__Exercise objective__:
Set down the data below from its first line to the line holding "const fmtY = v", inclusive; omit all pictures.

__Material__:
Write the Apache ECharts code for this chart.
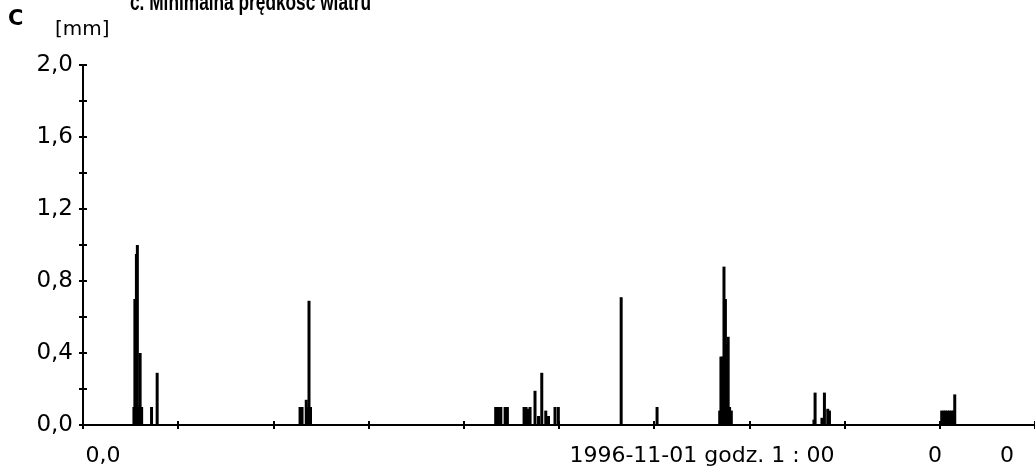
<!DOCTYPE html>
<html><head><meta charset="utf-8">
<script src="https://cdn.jsdelivr.net/npm/echarts@6/dist/echarts.min.js"></script>
<style>html,body{margin:0;padding:0;background:#fff}#c{width:1035px;height:474px}</style>
</head><body><div id="c"></div>
<script>
// ---- data ----
const titleText = 'c. Minimalna prędkość wiatru';
const panelLetter = 'C';
const unitLabel = '[mm]';
const yTickValues = [0, 0.4, 0.8, 1.2, 1.6, 2.0];
const xBottomLabels = ['0,0', '1996-11-01 godz. 1 : 00', '0', '0'];
// time position (axis units, 10 tick intervals) and rainfall [mm]
const rainX = [
  0.535, 0.545, 0.561, 0.571, 0.587, 0.600, 0.616, 0.720, 0.779,
  2.280, 2.301, 2.345, 2.364, 2.374, 2.390,
  4.335, 4.364, 4.389, 4.434, 4.458, 4.633, 4.654, 4.675, 4.696, 4.748, 4.785, 4.819, 4.861, 4.890, 4.958, 4.993,
  5.653, 6.030,
  6.688, 6.701, 6.716, 6.733, 6.748, 6.761, 6.777, 6.792, 6.810,
  7.678, 7.690, 7.762, 7.788, 7.823, 7.841,
  9.020, 9.041, 9.061, 9.082, 9.103, 9.124, 9.145, 9.157
];
const rainMm = [
  0.10, 0.70, 0.95, 1.00, 0.10, 0.40, 0.10, 0.10, 0.29,
  0.10, 0.10, 0.14, 0.10, 0.69, 0.10,
  0.10, 0.10, 0.10, 0.10, 0.10, 0.10, 0.10, 0.09, 0.10, 0.19, 0.05, 0.29, 0.08, 0.05, 0.10, 0.10,
  0.71, 0.10,
  0.08, 0.38, 0.38, 0.88, 0.70, 0.45, 0.49, 0.10, 0.08,
  0.03, 0.18, 0.04, 0.18, 0.09, 0.08,
  0.08, 0.08, 0.08, 0.08, 0.08, 0.08, 0.08, 0.17
];

// ---- chart ----
const chart = echarts.init(document.getElementById('c'), null, {renderer: 'canvas'});
const axisFont = 'DejaVu Sans';
const tickStyle = {color: '#000', width: 2};
const fmtY = v => yTickValues.some(t => Math.abs(t - v) < 1e-6) ? v.toFixed(1).replace('.', ',') : '';

const bottomLabelPos = [103, 702, 935, 1007];
const graphics = [
  {type: 'text', x: 130, y: 3, scaleX: 0.72, style: {text: titleText, font: 'bold 24px "Liberation Sans"', fill: '#000', verticalAlign: 'middle'}},
  {type: 'text', x: 8, y: 20, style: {text: panelLetter, font: 'bold 21px "DejaVu Sans"', fill: '#000', verticalAlign: 'middle'}},
  {type: 'text', x: 55, y: 30, style: {text: unitLabel, font: '20px "DejaVu Sans"', fill: '#000', verticalAlign: 'middle'}}
];
xBottomLabels.forEach((t, i) => graphics.push({
  type: 'text', x: bottomLabelPos[i], y: 456,
  style: {text: t, font: '22px "DejaVu Sans"', fill: '#000', align: 'center', verticalAlign: 'middle'}
}));

chart.setOption({
  animation: false,
  backgroundColor: '#fff',
  grid: {left: 83, top: 65, width: 954, height: 360, containLabel: false},
  xAxis: [{
    type: 'value', min: 0, max: 10, interval: 1, position: 'bottom',
    axisLine: {show: true, onZero: false, lineStyle: {color: '#000', width: 2}},
    axisTick: {show: true, length: 4, lineStyle: tickStyle},
    axisLabel: {show: false}, splitLine: {show: false}
  }, {
    type: 'value', min: 0, max: 10, interval: 1, position: 'bottom', offset: 0,
    axisLine: {show: false},
    axisTick: {show: true, inside: true, length: 4, lineStyle: tickStyle},
    axisLabel: {show: false}, splitLine: {show: false}
  }],
  yAxis: [{
    type: 'value', min: 0, max: 2, interval: 0.2, position: 'left',
    axisLine: {show: true, onZero: false, lineStyle: {color: '#000', width: 2}},
    axisTick: {show: true, length: 4, lineStyle: tickStyle},
    axisLabel: {formatter: fmtY, color: '#000', fontFamily: axisFont, fontSize: 23, margin: 10},
    splitLine: {show: false}
  }, {
    type: 'value', min: 0, max: 2, interval: 0.2, position: 'left', offset: 0,
    axisLine: {show: false},
    axisTick: {show: true, inside: true, length: 4, lineStyle: tickStyle},
    axisLabel: {show: false}, splitLine: {show: false}
  }],
  series: [{
    type: 'bar', xAxisIndex: 0, yAxisIndex: 0,
    barWidth: 3,
    itemStyle: {color: '#000'},
    data: rainX.map((x, i) => [x, rainMm[i]])
  }],
  graphic: graphics
});
</script>
</body></html>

__Solution to this problem__:
Write the Apache ECharts code for this chart.
<!DOCTYPE html>
<html><head><meta charset="utf-8">
<script src="https://cdn.jsdelivr.net/npm/echarts@6/dist/echarts.min.js"></script>
<style>html,body{margin:0;padding:0;background:#fff}#c{width:1035px;height:474px}</style>
</head><body><div id="c"></div>
<script>
// ---- data ----
const titleText = 'c. Minimalna prędkość wiatru';
const panelLetter = 'C';
const unitLabel = '[mm]';
const yTickValues = [0, 0.4, 0.8, 1.2, 1.6, 2.0];
const xBottomLabels = ['0,0', '1996-11-01 godz. 1 : 00', '0', '0'];
// time position (axis units, 10 tick intervals) and rainfall [mm]
const rainX = [
  0.535, 0.545, 0.561, 0.571, 0.587, 0.600, 0.616, 0.720, 0.779,
  2.280, 2.301, 2.345, 2.364, 2.374, 2.390,
  4.335, 4.364, 4.389, 4.434, 4.458, 4.633, 4.654, 4.675, 4.696, 4.748, 4.785, 4.819, 4.861, 4.890, 4.958, 4.993,
  5.653, 6.030,
  6.688, 6.701, 6.716, 6.733, 6.748, 6.761, 6.777, 6.792, 6.810,
  7.678, 7.690, 7.762, 7.788, 7.823, 7.841,
  9.020, 9.041, 9.061, 9.082, 9.103, 9.124, 9.145, 9.157
];
const rainMm = [
  0.10, 0.70, 0.95, 1.00, 0.10, 0.40, 0.10, 0.10, 0.29,
  0.10, 0.10, 0.14, 0.10, 0.69, 0.10,
  0.10, 0.10, 0.10, 0.10, 0.10, 0.10, 0.10, 0.09, 0.10, 0.19, 0.05, 0.29, 0.08, 0.05, 0.10, 0.10,
  0.71, 0.10,
  0.08, 0.38, 0.38, 0.88, 0.70, 0.45, 0.49, 0.10, 0.08,
  0.03, 0.18, 0.04, 0.18, 0.09, 0.08,
  0.08, 0.08, 0.08, 0.08, 0.08, 0.08, 0.08, 0.17
];

// ---- chart ----
const chart = echarts.init(document.getElementById('c'), null, {renderer: 'canvas'});
const axisFont = 'DejaVu Sans';
const tickStyle = {color: '#000', width: 2};
const fmtY = v => yTickValues.some(t => Math.abs(t - v) < 1e-6) ? v.toFixed(1).replace('.', ',') : '';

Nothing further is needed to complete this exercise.